Ineroperability and Safety: Testing your healthcare integration

Mar 4, 2014

John Moehrke has a new post up about the importance of testing:

Testing is is critical both early and often. Please learn from others failures. The Apple “goto fail”provides a chance to learn testing governance lesson. It is just one in a long line of failures that one can learn the following governance lesson from. Learning these lessons is more than just knowing the right thing to do, but also putting it into practice.

Starting with the Apple Goto Fail: I was personally astounded that this bug existed for so long. John notes that this is an open-source library, though I think of this as “published source” not “open source”. And btw, NSA, thanks for letting Apple know about the bug when you found out about it - I’d hate to think that you preferred for us all to be insecure…

Anyway, the key thing for me is, why isn’t this tested? Surely such a key library on which so much depends, it’s surely tested every which way until it’s guaranteed to be correct?  Well, no, and it’s not the only security library that has problems - even very similar ones. Though it’s probably properly tested properly by Apple now - or soon anyway (in fact, I figure that’s probably how they found the issue).

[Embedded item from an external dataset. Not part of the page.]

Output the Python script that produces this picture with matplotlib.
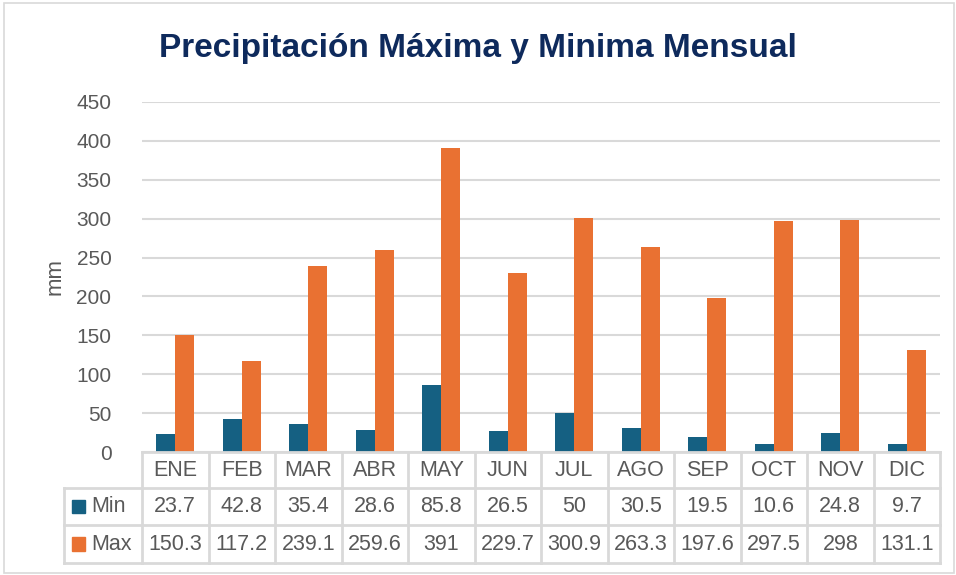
import numpy as np
import matplotlib.pyplot as plt

plt.rcParams['font.family'] = ['Liberation Sans', 'DejaVu Sans']

meses = ['ENE', 'FEB', 'MAR', 'ABR', 'MAY', 'JUN', 'JUL', 'AGO', 'SEP', 'OCT', 'NOV', 'DIC']
p_min = [23.7, 42.8, 35.4, 28.6, 85.8, 26.5, 50, 30.5, 19.5, 10.6, 24.8, 9.7]
p_max = [150.3, 117.2, 239.1, 259.6, 391, 229.7, 300.9, 263.3, 197.6, 297.5, 298, 131.1]
series = ['Min', 'Max']
colores = ['#156082', '#E97132']

W, H = 956, 575
gris = '#d9d9d9'
texto = '#595959'

fig = plt.figure(figsize=(W / 100, H / 100), dpi=100)
fig.patches.append(plt.Rectangle((4 / W, 2 / H), 950 / W, 570 / H, transform=fig.transFigure,
                                 fill=False, edgecolor=gris, lw=1.2))

x0, x1 = 142, 940
y_top, y_zero = 102, 452
ax = fig.add_axes([x0 / W, 1 - y_zero / H, (x1 - x0) / W, (y_zero - y_top) / H])
x = np.arange(len(meses)) + 0.5
bw = 0.285
ax.bar(x - bw / 2, p_min, bw, color=colores[0], zorder=3)
ax.bar(x + bw / 2, p_max, bw, color=colores[1], zorder=3)
ax.set_xlim(0, 12)
ax.set_ylim(0, 450)
ax.set_yticks(range(0, 451, 50))
ax.yaxis.grid(True, color=gris, lw=1.5, zorder=0)
ax.set_xticks([])
for s in ax.spines.values():
    s.set_visible(False)
ax.tick_params(axis='y', length=0, pad=22, labelsize=15, labelcolor=texto)
ax.set_ylabel('mm', fontsize=16, color=texto, labelpad=8)

fig.text(0.5, 1 - 48 / H, 'Precipitación Máxima y Minima Mensual', ha='center', va='center',
         fontsize=24, fontweight='bold', color='#0e2a5c',
         family=['Liberation Sans Narrow', 'Liberation Sans', 'DejaVu Sans'])

# tabla de datos
tl, tb = 64, 563
cw = (x1 - x0) / 12.0
L = (x0 - tl) / cw
tab = fig.add_axes([tl / W, 1 - tb / H, (x1 - tl) / W, (tb - y_zero) / H])
tab.set_xlim(-L, 12)
tab.set_ylim(3, 0)
tab.axis('off')
r1, r2 = (488 - y_zero) / (tb - y_zero) * 3, (525 - y_zero) / (tb - y_zero) * 3
kw = dict(color=gris, lw=2, clip_on=False)
tab.plot([0, 12], [0, 0], **kw)
tab.plot([-L, 12], [r1, r1], **kw)
tab.plot([-L, 12], [r2, r2], **kw)
tab.plot([-L, 12], [3, 3], **kw)
tab.plot([-L, -L], [r1, 3], **kw)
for i in range(13):
    tab.plot([i, i], [0, 3], **kw)
fs = 15.5
for i, m in enumerate(meses):
    tab.text(i + 0.5, r1 / 2, m, ha='center', va='center', fontsize=fs, color=texto)
    tab.text(i + 0.5, (r1 + r2) / 2, f'{p_min[i]:g}', ha='center', va='center', fontsize=fs, color=texto)
    tab.text(i + 0.5, (r2 + 3) / 2, f'{p_max[i]:g}', ha='center', va='center', fontsize=fs, color=texto)
for k, (nom, col) in enumerate(zip(series, colores)):
    yc = (r1 + r2) / 2 if k == 0 else (r2 + 3) / 2
    tab.add_patch(plt.Rectangle((-L + 8 / cw, yc - 0.18), 13 / cw, 0.36, color=col, clip_on=False))
    tab.text(-L + 27 / cw, yc, nom, ha='left', va='center', fontsize=fs, color=texto)

fig.savefig('out.png', dpi=100)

The interesting thing about this is how hard this bug is to test for - because it’s actually a bug in the interoperability code. Testing this code in a set of functional tests isn’t exactly hard, it just needs a custom written test server against which to test all the myriad variations for which it must be tested. That is, it’s not hard, it’s just a huge amount of work - and it’s work that programmers hate doing because it’s repetitive variations with little useful functionality, and terribly hard to keep the details straight.

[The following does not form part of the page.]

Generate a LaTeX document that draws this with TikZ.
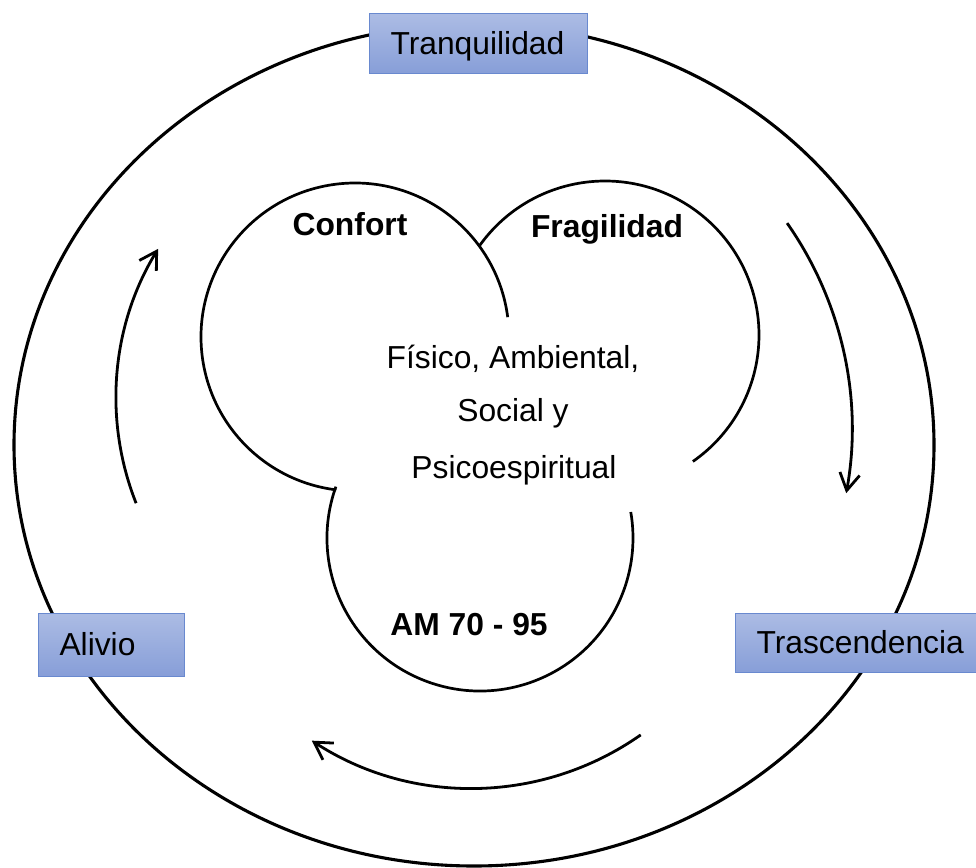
\documentclass[tikz,border=0pt]{standalone}
\usepackage{fontspec}
\setmainfont{Liberation Sans}
\usetikzlibrary{arrows.meta}
\definecolor{boxtop}{RGB}{172,188,228}
\definecolor{boxbot}{RGB}{135,158,216}
\definecolor{boxline}{RGB}{105,137,207}
\begin{document}
\begin{tikzpicture}[x=1pt,y=-1pt,
  lbl/.style={font=\fontsize{31.8pt}{38pt}\selectfont, inner sep=0pt, anchor=base},
  blbl/.style={lbl, font=\fontsize{31.8pt}{38pt}\selectfont\bfseries},
  lobe/.style={line width=2.7pt},
  ring/.style={line width=3.1pt},
  cyc/.style={line width=2.8pt, -{Straight Barb[length=17pt,width=20pt]}},
  stagebox/.style={draw=boxline, line width=1pt, top color=boxtop, bottom color=boxbot,
    minimum height=59pt, inner xsep=21.5pt, inner ysep=0pt, text height=22.7pt,
    text depth=0pt, align=left, font=\fontsize{31.8pt}{38pt}\selectfont}]
\useasboundingbox (0,0) rectangle (976,867);
\clip (0,0) rectangle (976,867);
\fill[white] (0,0) rectangle (976,867);

% outer cycle
\draw[ring] (474,445) ellipse [x radius=460, y radius=421];

% three lobes
\coordinate (cC) at (355,337);
\coordinate (cF) at (605,335);
\coordinate (cA) at (480,538);
\draw[lobe] (cC) ++(-7.4:154) arc[start angle=-7.4, end angle=-263, radius=154];
\draw[lobe] (cF) ++(-144.7:154) arc[start angle=-144.7, end angle=55.2, radius=154];
\draw[lobe] (cA) ++(199.6:153) arc[start angle=199.6, end angle=-9.8, radius=153];

% cycle arrows
\coordinate (la) at (136.1,503.2);
\coordinate (ra) at (787.1,223.1);
\coordinate (ba) at (640.7,734.9);
\draw[cyc] (la) arc[start angle=158.4, end angle=211.5, radius=285.6];
\draw[cyc] (ra) arc[start angle=-35, end angle=10.3, radius=359];
\draw[cyc] (ba) arc[start angle=54.9, end angle=123.1, radius=293.4];

% texts
\node[blbl] (confort) at (350,235) {Confort};
\node[blbl] (fragil) at (607,237) {Fragilidad};
\node[lbl] (d1) at (513,368.3) {Físico, Ambiental,};
\node[lbl] (d2) at (513,421.7) {Social y};
\node[lbl] (d3) at (514,478.3) {Psicoespiritual};
\node[blbl] (am) at (469,635) {AM 70 - 95};

% boxes
\node[stagebox, text width=175pt] (tranq) at (478,43.5) {Tranquilidad};
\node[stagebox, text width=103pt, minimum height=63pt] (alivio) at (111,644.5) {Alivio};
\node[stagebox, text width=212pt] (trasc) at (862.5,642.5) {Trascendencia};
\end{tikzpicture}
\end{document}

Well, we can poke fun at Apple all we like, but the reality is that interfaces that integrate between different products are rarely tested in any meaningful sense. The only ongoing healthcare interoperability testing I know about that regularly happens in Australia is that the larger laboratory companies maintain suites of GP products so that they can check that their electronic reports appear correctly in them. Beyond that, I’ve not seen any testing at all. (well, of course, we always always sometimes to acceptance testing when the interface is first installed).

Interface engines typically include features to allow the integration code - the transforms that run in the interface engine - to be tested, and these things often are tested. But I’m not aware of them providing framework support for running tests that test the integration between two products that exchange information over the interface engine. Testing this kind of integration is actually really hard, because effective test cases are actually real world test cases - they test real world processes, and they need business level support.

And just like programmers have discovered: maintaining test cases is a lot of work, a lot of overhead. It’s the same for organizations doing business level test cases. What I do see almost everywhere is that production systems contain test records (Donald Duck is a favourite name for this in Australia) that allow people to create test cases in the production system; most staff automatically recognise the standard test patients and ignore references to them in worklists, etc. Interestingly, the pcEHR has no such arrangement, and end-users find that a very difficult aspect of the pcEHR - how do they find out how things work? Sure, they can read the doco, but that doesn’t contain the detail they need. In practice, many of the users use their own patient record for experimentation, and I wonder how many of the 15000 real clinical documents the system contains are actually test records against the author’s own patient record.

HL7 v2 contains a field in which “test” messages can be flagged. It’s not intended for use against the test records I discussed in the previous paragraph, but to indicate that the message is intended for test purposes. The field is MSH-11, and in v2.7 it has the following values:

D   1   Debugging
P   2   Production
T   3   Training

I’ve never seen this field used - instead, the test system - in the few cases where it exists - thinks it’s the production system, it’s just a different address, or maybe on an entirely physically separate network. So there’s no equivalent for this in CDA/FHIR.

So, real testing is hard. We’ll continue to get exposed by this, though sometimes it’s simply cheaper to pick up the pieces than prevent accidents - the degree to which that’s true depends on the level of human fall back systems have, but that’s gradually reducing, and it’s really hard to quantify. I don’t think we’re “safe” in this area at all.

What do you think? I’d welcome comments that describe actual testing regimes, or war stories about failures that happened due to lack of testing… I have more than a few myself.